Haltt: Für uns ist die Straßensanierung ein großes wichtiges Thema, weil wir viele Buckelpisten haben. Flickschusterei löst das Problem auf Dauer nicht. Es ist wahrscheinlich billiger, das mal vernünftig anzugehen und grundzusanieren.
Gleising: Es müssen Informationsbüros an den Baustellen eingerichtet werden, es müssen Bürgerversammlungen stattfinden, nicht nur am Anfang, auch zwischendurch.
Wie kann man das Image Bochums nach außen verbessern?
Gleising: Es darf nicht sein, dass krampfhaft versucht wird, die Vergangenheit auszublenden: Kohle und Stahl, das war schrecklich und so und jetzt ist alles anders... Man muss dazu stehen: Wir sind eine Malocherstadt gewesen und wollen eine bleiben. Wir setzen alle Kraft daran, dass an den Opel-Flächen vernünftige Betriebe angesiedelt sind, in denen Leute arbeiten, die auch entsprechend entlohnt werden. Nicht irgendein Logistiker, der 10,50 Euro oder was weiß ich Lohn bezahlt.

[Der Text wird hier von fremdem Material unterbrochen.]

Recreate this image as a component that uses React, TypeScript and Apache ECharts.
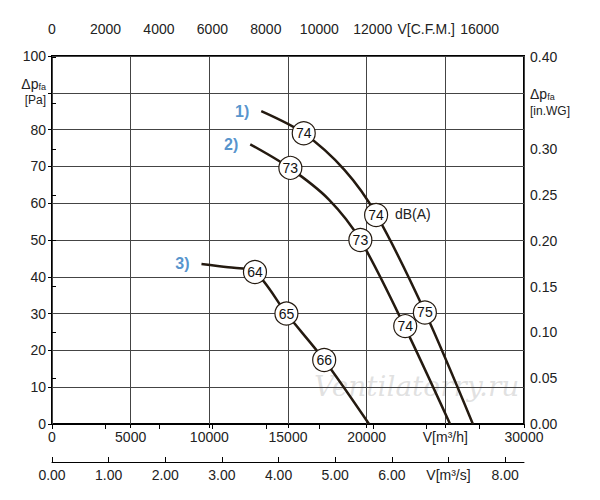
import * as echarts from 'echarts';
import { useEffect, useRef } from 'react';

// flow in m³/h, pressure in Pa
const curve1 = [[13300, 85], [16000, 79], [18600, 69], [20600, 57], [23700, 30.5], [26750, 0]];
const curve2 = [[12600, 76], [15100, 69.6], [17600, 61], [19600, 50], [22400, 26.6], [25300, 0]];
const curve3 = [[9500, 43.5], [11200, 42.6], [12900, 41.3], [14900, 30], [17300, 17.4], [20150, 0]];
// dB(A) markers: [V, p, dB]
const markers = [
  [16000, 79, 74], [20600, 56.8, 74], [23700, 30.3, 75],
  [15150, 69.6, 73], [19600, 50, 73], [22450, 26.6, 74],
  [12900, 41.3, 64], [14900, 30, 65], [17300, 17.4, 66],
];
const curveNames = [['1)', 13300, 85], ['2)', 12600, 76], ['3)', 9500, 43.5]];

const M3H_MAX = 30000;
const PA_MAX = 100;
const CFM_PER_M3H = 1 / 1.699;
const INWG_PER_PA = 1 / 249.09;

const ink = '#241a10';
const font = 'Liberation Sans, Arial, sans-serif';

export default function App() {
  const ref = useRef<HTMLDivElement | null>(null);

  useEffect(() => {
    document.body.style.margin = '0';
    if (!ref.current) return;
    const chart = echarts.init(ref.current, undefined, { renderer: 'svg' });
    const lbl = { color: '#222', fontSize: 14, fontFamily: font };
    const rich = {
      d: { fontSize: 14, color: '#222', fontFamily: font },
      s: { fontSize: 9, color: '#222', fontFamily: font, verticalAlign: 'bottom', padding: [6, 0, 0, 0] },
      u: { fontSize: 12, color: '#222', fontFamily: font, lineHeight: 18 },
    };
    const line = (data: number[][]) => ({
      type: 'line', data, smooth: 0.3, showSymbol: false, xAxisIndex: 0, yAxisIndex: 0,
      lineStyle: { color: ink, width: 2.5 }, z: 2,
    });
    chart.setOption({
      animation: false,
      textStyle: { fontFamily: font },
      grid: { left: 52, right: 76, top: 56, bottom: 76, show: true, borderColor: '#000', borderWidth: 2 },
      xAxis: [
        {
          type: 'value', min: 0, max: M3H_MAX, interval: 5000, position: 'bottom',
          axisLine: { show: false }, axisTick: { length: 4, lineStyle: { color: '#000' } },
          splitLine: { lineStyle: { color: '#444', width: 1 } },
          axisLabel: { ...lbl, margin: 6, formatter: (v: number) => (v === 25000 ? 'V[m³/h]' : String(v)) },
        },
        {
          type: 'value', min: 0, max: M3H_MAX * CFM_PER_M3H, interval: 2000, position: 'top', offset: 16,
          axisLine: { show: true, lineStyle: { color: '#000' } }, axisTick: { inside: true, length: 5, lineStyle: { color: '#000' } },
          splitLine: { show: false }, showMaxLabel: false,
          axisLabel: { ...lbl, margin: 4, formatter: (v: number) => (v === 14000 ? 'V[C.F.M.]' : String(v)) },
        },
        {
          type: 'value', min: 0, max: M3H_MAX / 3600, interval: 1, position: 'bottom', offset: 38,
          axisLine: { show: true, lineStyle: { color: '#000' } }, axisTick: { inside: true, length: 5, lineStyle: { color: '#000' } },
          splitLine: { show: false }, showMaxLabel: false,
          axisLabel: { ...lbl, margin: 6, formatter: (v: number) => (v === 7 ? 'V[m³/s]' : v.toFixed(2)) },
        },
      ],
      yAxis: [
        {
          type: 'value', min: 0, max: PA_MAX, interval: 10, position: 'left',
          axisLine: { show: false }, axisTick: { length: 4, lineStyle: { color: '#000' } },
          splitLine: { lineStyle: { color: '#444', width: 1 } },
          axisLabel: {
            ...lbl, margin: 6, rich,
            formatter: (v: number) => (v === 90 ? '{d|Δp}{s|fa}\n{u|[Pa]}' : String(v)),
          },
        },
        {
          type: 'value', min: 0, max: PA_MAX * INWG_PER_PA, interval: 0.05, position: 'right',
          axisLine: { show: false }, axisTick: { length: 4, lineStyle: { color: '#000' } },
          splitLine: { show: false }, showMaxLabel: true,
          axisLabel: {
            ...lbl, margin: 6, rich,
            formatter: (v: number) => (Math.abs(v - 0.35) < 1e-6 ? '{d|Δp}{s|fa}\n{u|[in.WG]}' : v > 0.399 ? '0.40' : v.toFixed(2)),
          },
        },
      ],
      series: [
        line(curve1), line(curve2), line(curve3),
        {
          type: 'scatter', data: markers, symbol: 'circle', symbolSize: 23, z: 5,
          itemStyle: { color: '#fff', borderColor: ink, borderWidth: 1.2, opacity: 1 },
          label: { show: true, position: 'inside', color: '#111', fontSize: 14, fontFamily: font, formatter: (p: any) => String(p.data[2]) },
        },
        {
          type: 'scatter', data: curveNames.map((c) => [c[1], c[2], c[0]]), symbolSize: 0, z: 6,
          label: { show: true, position: 'left', distance: 12, color: '#2a78c0', fontSize: 16, fontWeight: 'bold', fontFamily: font, formatter: (p: any) => p.data[2] },
        },
      ],
      graphic: [
        { type: 'text', left: 395, top: 207, style: { text: 'dB(A)', fill: '#222', fontSize: 14, fontFamily: font } },
        { type: 'text', left: 314, top: 372, style: { text: 'Ventilatorry.ru', fill: 'rgba(170,170,170,0.35)', fontSize: 28, fontStyle: 'italic', fontFamily: 'DejaVu Serif, serif' } },
      ],
    });
    return () => chart.dispose();
  }, []);

  return <div ref={ref} style={{ width: 600, height: 500 }} />;
}
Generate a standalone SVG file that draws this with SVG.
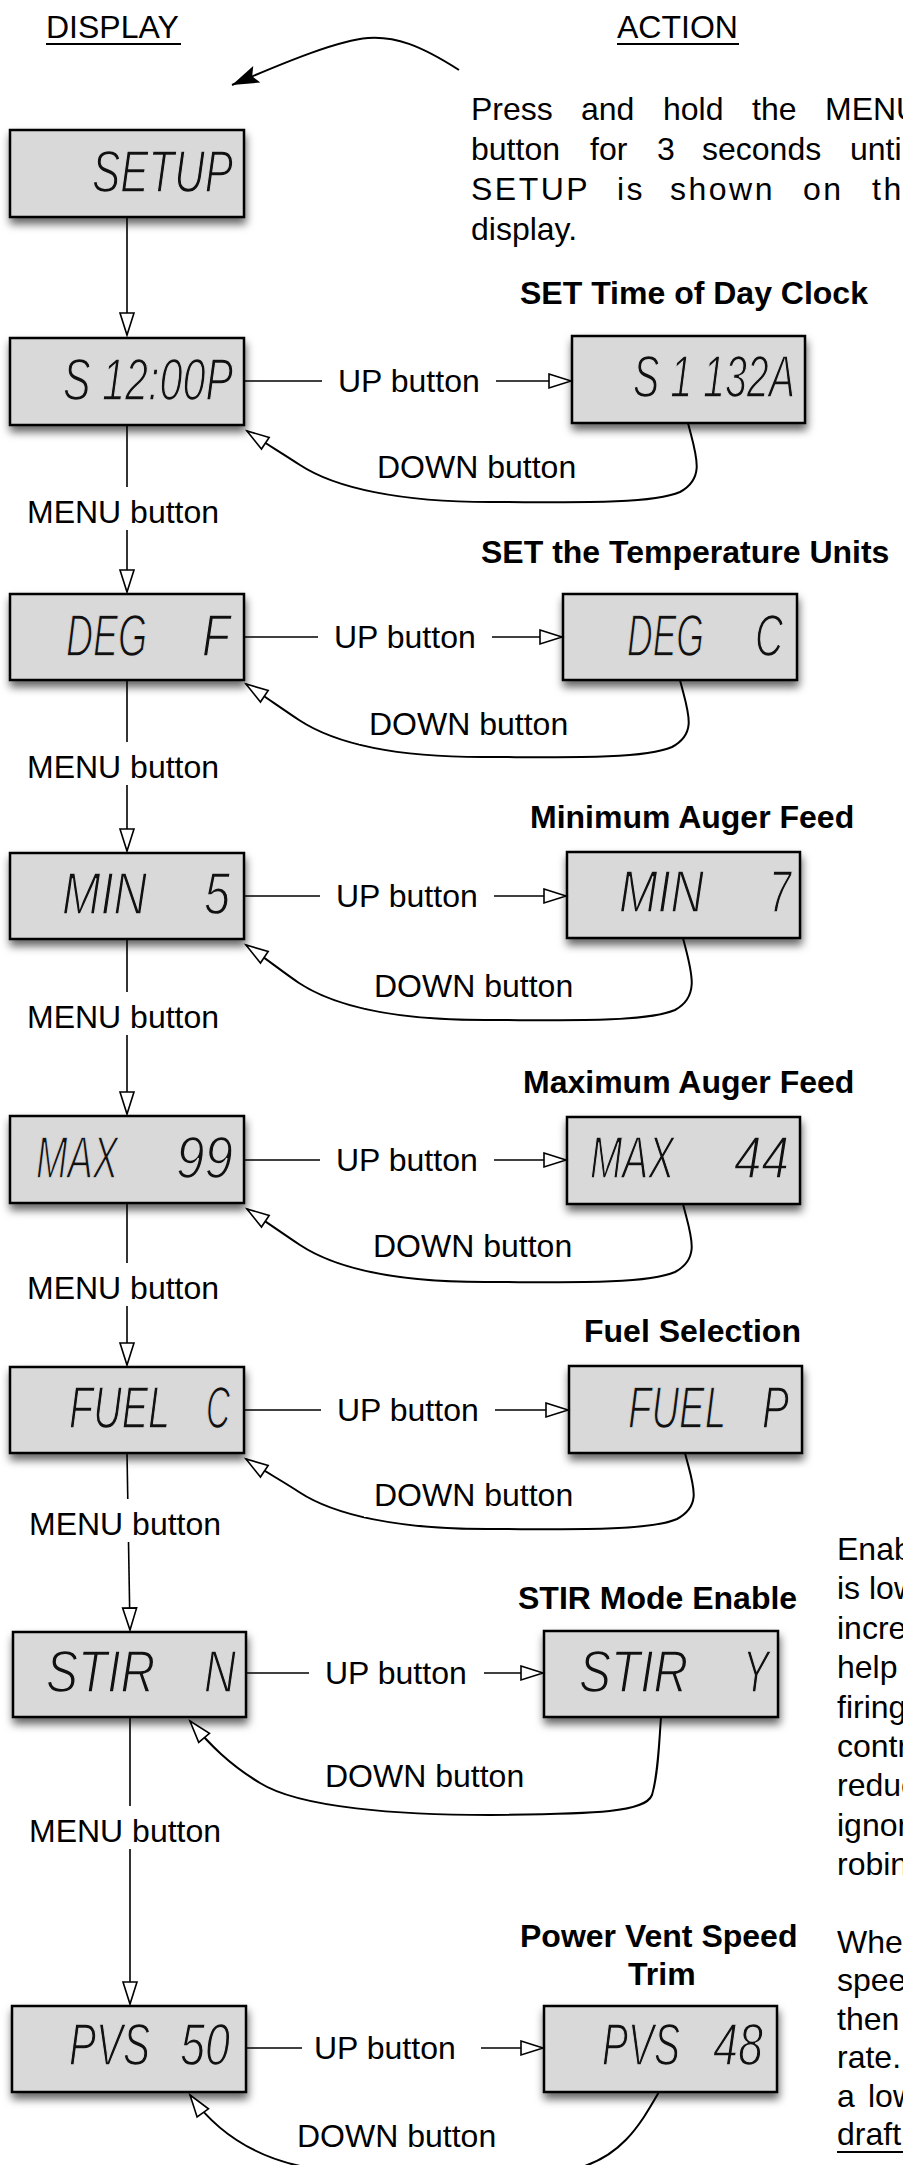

Haltt: Das A & O wird sein, dass wir es hinkriegen, dass neue Arbeitsplätze entstehen.
Wie wollen sie einer unnötigen Hemmung des Verkehrsflusses entgegenwirken?
Haltt: Ich bin ein Fan von Kreisverkehren. Wir könnten auch ein bisschen mutiger sein, was die grüne Welle angeht.
Gleising: Die Alternative ist nicht noch mehr Autoverkehr in die Stadt, sondern weniger. Ich möchte auch eine grüne Welle für Fußgänger.